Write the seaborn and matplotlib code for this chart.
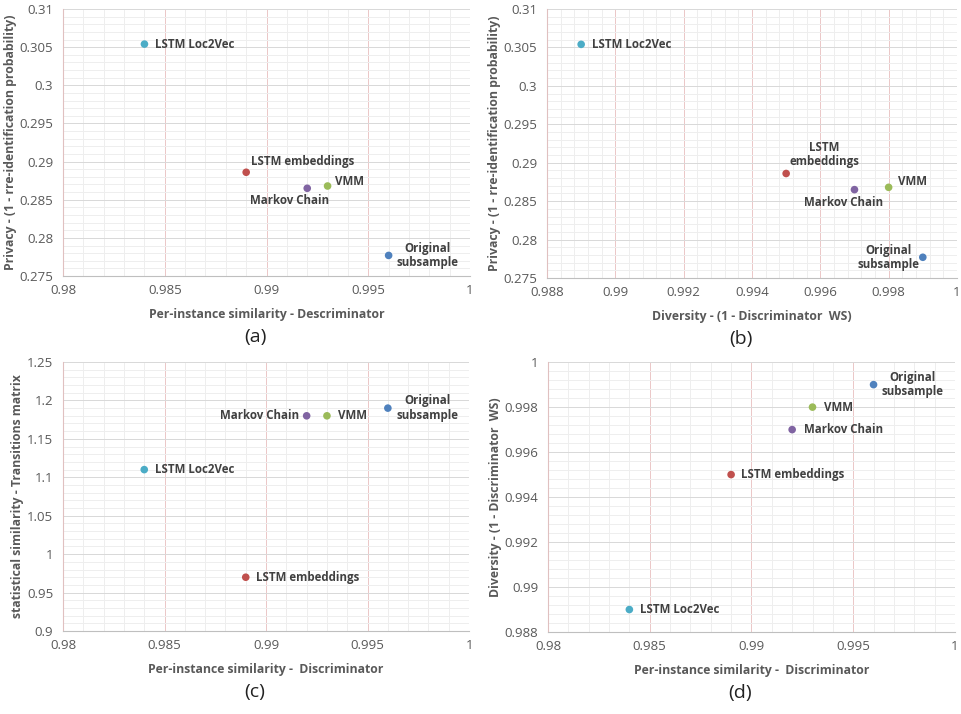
import matplotlib
matplotlib.use("Agg")
import matplotlib.pyplot as plt
import seaborn as sns
import pandas as pd
import numpy as np
from matplotlib.ticker import MultipleLocator, FixedLocator, FuncFormatter

methods = ["LSTM Loc2Vec", "LSTM embeddings", "Markov Chain", "VMM", "Original\nsubsample"]
per_instance = [0.984, 0.989, 0.992, 0.993, 0.996]
privacy = [0.3054, 0.2886, 0.2865, 0.2868, 0.2777]
diversity = [0.989, 0.995, 0.997, 0.998, 0.999]
transitions = [1.11, 0.97, 1.18, 1.18, 1.19]
colors = ["#4BACC6", "#C0504D", "#8064A2", "#9BBB59", "#4F81BD"]

df = pd.DataFrame({"method": methods, "per_instance": per_instance, "privacy": privacy,
                   "diversity": diversity, "transitions": transitions})

sns.set_theme(style="white")
plt.rcParams['font.family'] = ['Open Sans', 'DejaVu Sans']

fig = plt.figure(figsize=(9.61, 7.14), dpi=100)

panels = [
    dict(rect=[0.0656, 0.6134, 0.4235, 0.374], x="per_instance", y="privacy",
         xlim=(0.98, 1.0), xmaj=0.005, xmin=0.001, ylim=(0.275, 0.31), ymaj=0.005, ymin=0.001,
         xlabel="Per-instance similarity - Descriminator",
         ylabel="Privacy - (1 - rre-identification probability)", cap="(a)",
         labels=["LSTM Loc2Vec", "LSTM embeddings", "Markov Chain", "VMM", "Original\nsubsample"],
         offs=[(11, 0, 'left'), (5, 11, 'left'), (-18, -12, 'center'), (7, 5, 'left'), (39, 0, 'center')]),
    dict(rect=[0.5692, 0.6106, 0.4266, 0.3768], x="diversity", y="privacy",
         xlim=(0.988, 1.0), xmaj=0.002, xmin=0.0004, ylim=(0.275, 0.31), ymaj=0.005, ymin=0.001,
         xlabel="Diversity - (1 - Discriminator  WS)",
         ylabel="Privacy - (1 - rre-identification probability)", cap="(b)",
         labels=["LSTM Loc2Vec", "LSTM\nembeddings", "Markov Chain", "VMM", "Original\nsubsample"],
         offs=[(11, 0, 'left'), (38, 19, 'center'), (-11, -13, 'center'), (9, 6, 'left'), (-34, 0, 'center')]),
    dict(rect=[0.0656, 0.1162, 0.4225, 0.3768], x="per_instance", y="transitions",
         xlim=(0.98, 1.0), xmaj=0.005, xmin=0.001, ylim=(0.9, 1.25), ymaj=0.05, ymin=0.01,
         xlabel="Per-instance similarity -  Discriminator",
         ylabel="statistical similarity - Transitions matrix", cap="(c)",
         labels=["LSTM Loc2Vec", "LSTM embeddings", "Markov Chain", "VMM", "Original\nsubsample"],
         offs=[(11, 0, 'left'), (10, 0, 'left'), (-8, 0, 'right'), (11, 0, 'left'), (40, 0, 'center')]),
    dict(rect=[0.5702, 0.1148, 0.4235, 0.378], x="per_instance", y="diversity",
         xlim=(0.98, 1.0), xmaj=0.005, xmin=0.001, ylim=(0.988, 1.0), ymaj=0.002, ymin=0.0004,
         xlabel="Per-instance similarity -  Discriminator",
         ylabel="Diversity - (1 - Discriminator  WS)", cap="(d)",
         labels=["LSTM Loc2Vec", "LSTM embeddings", "Markov Chain", "VMM", "Original\nsubsample"],
         offs=[(11, 0, 'left'), (10, 0, 'left'), (12, 0, 'left'), (11, 0, 'left'), (39, 0, 'center')]),
]

def fmt(v, pos):
    s = f"{v:.4f}".rstrip('0').rstrip('.')
    return s

def minor_locs(lim, step, major):
    n = int(round((lim[1] - lim[0]) / step))
    locs = [lim[0] + k * step for k in range(n + 1)]
    ratio = major / step
    out = [l for k, l in enumerate(locs) if abs(k / ratio - round(k / ratio)) > 1e-6]
    return FixedLocator(out)

text_col = "#595959"
for p in panels:
    ax = fig.add_axes(p["rect"])
    sns.scatterplot(data=df, x=p["x"], y=p["y"], hue="method", palette=colors,
                    s=30, edgecolor="none", legend=False, ax=ax, zorder=5)
    ax.set_xlim(*p["xlim"])
    ax.set_ylim(*p["ylim"])
    ax.xaxis.set_major_locator(MultipleLocator(p["xmaj"]))
    ax.xaxis.set_minor_locator(minor_locs(p["xlim"], p["xmin"], p["xmaj"]))
    ax.yaxis.set_major_locator(MultipleLocator(p["ymaj"]))
    ax.yaxis.set_minor_locator(minor_locs(p["ylim"], p["ymin"], p["ymaj"]))
    ax.xaxis.set_major_formatter(FuncFormatter(fmt))
    ax.yaxis.set_major_formatter(FuncFormatter(fmt))
    ax.grid(which="minor", color="#EEEEEE", linewidth=0.72, antialiased=False)
    ax.grid(which="major", axis="y", color="#D9D9D9", linewidth=0.72, antialiased=False)
    ax.grid(which="major", axis="x", color="#EBC8C8", linewidth=0.72, antialiased=False)
    ax.set_axisbelow(True)
    for side in ["top", "right"]:
        ax.spines[side].set_visible(False)
    ax.spines["left"].set_color("#E0C0C0")
    ax.spines["bottom"].set_color("#BFBFBF")
    ax.spines["left"].set_linewidth(0.8)
    ax.spines["bottom"].set_linewidth(0.8)
    ax.tick_params(axis="both", which="major", labelsize=9.5, labelcolor=text_col,
                   length=4, width=0.72, color="#BFBFBF", direction="out", pad=3)
    ax.tick_params(axis="both", which="minor", length=0)
    ax.tick_params(axis="x", which="major", length=0, pad=6)
    ax.set_xlabel(p["xlabel"], fontsize=8.8, fontweight="bold", color=text_col, labelpad=8)
    ax.set_ylabel(p["ylabel"], fontsize=8.8, fontweight="bold", color=text_col, labelpad=2)
    for i, lab in enumerate(p["labels"]):
        dx, dy, ha = p["offs"][i]
        ax.annotate(lab, (df[p["x"]][i], df[p["y"]][i]), xytext=(dx, dy),
                    textcoords="offset pixels", ha=ha, va="center",
                    fontsize=8.3, fontweight="bold", color="#404040",
                    linespacing=1.15, zorder=6)
    r = p["rect"]
    fig.text(r[0] + r[2] / 2 - 0.012, r[1] - 0.085, p["cap"], ha="center", va="center",
             fontsize=14, color="#222222")

fig.savefig("out.png", dpi=100)
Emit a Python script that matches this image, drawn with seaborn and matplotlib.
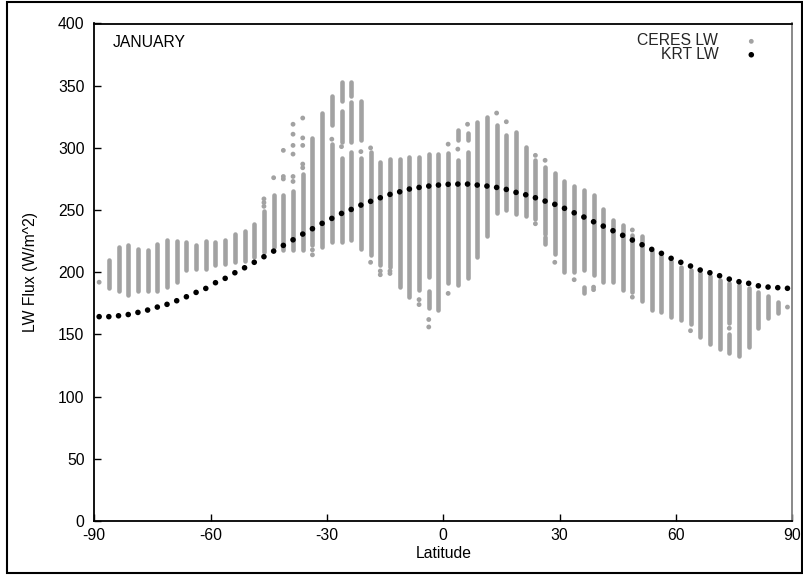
import matplotlib
matplotlib.use("Agg")
import matplotlib.pyplot as plt
import seaborn as sns
import pandas as pd
from matplotlib.patches import Rectangle

# ---------------- data ----------------
# KRT LW model, one value per 2.5-degree latitude band
krt_lat = [-88.75, -86.25, -83.75, -81.25, -78.75, -76.25, -73.75, -71.25, -68.75, -66.25,
           -63.75, -61.25, -58.75, -56.25, -53.75, -51.25, -48.75, -46.25, -43.75, -41.25,
           -38.75, -36.25, -33.75, -31.25, -28.75, -26.25, -23.75, -21.25, -18.75, -16.25,
           -13.75, -11.25, -8.75, -6.25, -3.75, -1.25, 1.25, 3.75, 6.25, 8.75,
           11.25, 13.75, 16.25, 18.75, 21.25, 23.75, 26.25, 28.75, 31.25, 33.75,
           36.25, 38.75, 41.25, 43.75, 46.25, 48.75, 51.25, 53.75, 56.25, 58.75,
           61.25, 63.75, 66.25, 68.75, 71.25, 73.75, 76.25, 78.75, 81.25, 83.75,
           86.25, 88.75]
krt_lw = [164.3, 164.3, 165.0, 166.0, 167.7, 169.6, 172.0, 174.2, 177.1, 180.3,
          183.8, 187.0, 191.6, 195.1, 199.6, 203.6, 208.0, 212.5, 217.0, 221.6,
          226.1, 230.7, 235.0, 239.3, 243.3, 247.3, 250.5, 254.0, 257.0, 259.9,
          262.6, 264.7, 266.9, 268.2, 269.3, 270.1, 270.7, 270.9, 270.9, 270.1,
          269.3, 268.2, 266.6, 264.2, 262.3, 259.9, 257.2, 254.6, 251.4, 247.8,
          244.4, 240.6, 237.1, 233.4, 229.7, 225.9, 222.1, 218.4, 215.2, 211.2,
          208.0, 205.0, 201.8, 199.6, 197.2, 194.5, 192.4, 191.1, 189.1, 188.1,
          187.6, 187.1]

# CERES LW: dense runs of points in each latitude column (low / high end of each run)
ceres_run_lat = [-86.25, -83.75, -81.25, -78.75, -76.25, -73.75, -71.25, -68.75, -66.25,
                 -63.75, -61.25, -58.75, -56.25, -53.75, -51.25, -48.75, -46.25, -43.75,
                 -41.25, -38.75, -36.25, -33.75, -31.25, -28.75, -28.75, -26.25, -26.25,
                 -26.25, -23.75, -23.75, -23.75, -21.25, -21.25, -18.75, -16.25, -13.75,
                 -11.25, -8.75, -6.25, -3.75, -3.75, -1.25, 1.25, 3.75, 3.75, 6.25, 6.25,
                 8.75, 11.25, 13.75, 16.25, 18.75, 21.25, 23.75, 26.25, 26.25, 28.75,
                 31.25, 33.75, 36.25, 36.25, 38.75, 41.25, 43.75, 46.25, 48.75, 51.25,
                 53.75, 56.25, 58.75, 61.25, 63.75, 66.25, 68.75, 71.25, 73.75, 73.75,
                 76.25, 78.75, 81.25, 83.75, 86.25]
ceres_run_lo = [187, 185, 182, 185, 185, 185, 188, 192, 202,
                203, 203, 206, 207, 208, 209, 212, 216, 220,
                218, 218, 218, 222, 220, 224, 318, 224, 305,
                338, 226, 305, 342, 219, 306, 214, 206, 204,
                188, 180, 186, 196, 171, 170, 191, 190, 306, 195, 306,
                212, 229, 248, 250, 247, 245, 243, 231, 223, 215,
                200, 200, 202, 183, 198, 192, 192, 186, 184, 177,
                170, 168, 164, 162, 158, 148, 142, 138, 159, 135,
                133, 140, 155, 163, 167]
ceres_run_hi = [210, 220, 222, 219, 218, 223, 226, 225, 224,
                222, 225, 224, 226, 231, 233, 239, 249, 262,
                262, 265, 279, 308, 328, 303, 342, 292, 330,
                353, 297, 337, 353, 292, 338, 297, 289, 291,
                291, 293, 293, 295, 185, 295, 296, 290, 314, 297, 312,
                321, 325, 318, 310, 313, 301, 290, 285, 228, 280,
                273, 269, 266, 188, 262, 251, 242, 238, 230, 229,
                217, 213, 209, 204, 202, 199, 197, 194, 191, 150,
                190, 187, 184, 181, 176]

# CERES LW: isolated points
ceres_dot_lat = [-88.75, -46.25, -46.25, -46.25, -43.75, -41.25, -41.25, -41.25,
                 -38.75, -38.75, -38.75, -38.75, -38.75, -38.75,
                 -36.25, -36.25, -36.25, -36.25, -36.25, -33.75, -33.75,
                 -28.75, -26.25, -21.25, -18.75, -18.75, -16.25, -16.25,
                 -13.75, -13.75, -6.25, -6.25, -3.75, -3.75, 1.25, 1.25,
                 3.75, 6.25, 13.75, 16.25, 23.75, 23.75, 26.25, 28.75,
                 33.75, 38.75, 38.75, 48.75, 48.75, 63.75, 73.75, 88.75]
ceres_dot_val = [192, 253, 256, 259, 276, 298, 277, 275,
                 319, 311, 302, 295, 277, 273,
                 324, 308, 302, 287, 284, 218, 214,
                 307, 301, 297, 300, 208, 201, 198,
                 201, 199, 178, 174, 162, 156, 303, 183,
                 299, 319, 328, 321, 294, 239, 290, 208,
                 194, 188, 186, 234, 180, 153, 155, 172]

x_ticks = [-90, -60, -30, 0, 30, 60, 90]
y_ticks = [0, 50, 100, 150, 200, 250, 300, 350, 400]

# ---------------- styling ----------------
sns.set_theme(style="white")
plt.rcParams["font.family"] = ["Liberation Sans", "DejaVu Sans"]
GRAY = "#a2a2a2"
FS = 11.3

fig = plt.figure(figsize=(8.04, 5.75), dpi=100)
ax = fig.add_axes([94.3 / 804, 1 - 521 / 575, (792.3 - 94.3) / 804, (521 - 23.5) / 575])

runs = pd.DataFrame({"lat": ceres_run_lat, "lo": ceres_run_lo, "hi": ceres_run_hi})
ax.vlines(runs["lat"], runs["lo"], runs["hi"], colors=GRAY, linewidth=3.3,
          capstyle="round", zorder=2)

dots = pd.DataFrame({"lat": ceres_dot_lat, "lw": ceres_dot_val})
sns.scatterplot(data=dots, x="lat", y="lw", color=GRAY, s=12, linewidth=0,
                edgecolor="none", ax=ax, label="CERES LW", zorder=3)

krt = pd.DataFrame({"lat": krt_lat, "lw": krt_lw})
sns.scatterplot(data=krt, x="lat", y="lw", color="black", s=16, linewidth=0,
                edgecolor="none", ax=ax, label="KRT LW", zorder=4)

ax.set_xlim(-90, 90)
ax.set_ylim(0, 400)
ax.set_xticks(x_ticks)
ax.set_yticks(y_ticks)
ax.set_xticklabels([str(t) for t in x_ticks])
ax.set_yticklabels([str(t) for t in y_ticks])
ax.tick_params(axis="both", direction="in", length=5, width=1, color="black",
               labelsize=FS, labelcolor="black", bottom=True, left=True,
               top=False, right=False)
ax.tick_params(axis="y", pad=7)
ax.tick_params(axis="x", pad=5)

for side in ["left", "bottom", "top", "right"]:
    ax.spines[side].set_visible(True)
    ax.spines[side].set_linewidth(1.3)
    ax.spines[side].set_color("black")
ax.spines["right"].set_color("#808080")

ax.set_xlabel("Latitude", fontsize=FS, color="black")
ax.set_ylabel("LW Flux (W/m^2)", fontsize=FS, color="black")
ax.xaxis.set_label_coords(0.5, (521 - 546) / 497.5)
ax.yaxis.set_label_coords((38 - 94.3) / 698, 0.5)

ax.text(0.027, 0.976, "JANUARY", transform=ax.transAxes, fontsize=FS,
        ha="left", va="top", color="black")

leg = ax.legend(loc="upper right", bbox_to_anchor=(0.9525, 0.980), frameon=False,
                markerfirst=False, fontsize=FS, handlelength=1.0,
                handletextpad=1.6, labelspacing=-0.1, borderpad=0,
                borderaxespad=0)

fig.patches.append(Rectangle((0.0085, 0.004), 0.989, 0.993, transform=fig.transFigure,
                             fill=False, edgecolor="black", linewidth=1.5))

fig.savefig("out.png", dpi=100, facecolor="white")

TASK DESCRIPTION => Reproduce, starting at the line containing "Emit a Python" and stopping after the line containing "from matplotlib.patches import Rectangle", each of those lines exactly and no others; leave pictures out.

COMPLETE RESPONSE =>
Emit a Python script that matches this image, drawn with seaborn and matplotlib.
import matplotlib
matplotlib.use("Agg")
import matplotlib.pyplot as plt
import seaborn as sns
import pandas as pd
from matplotlib.patches import Rectangle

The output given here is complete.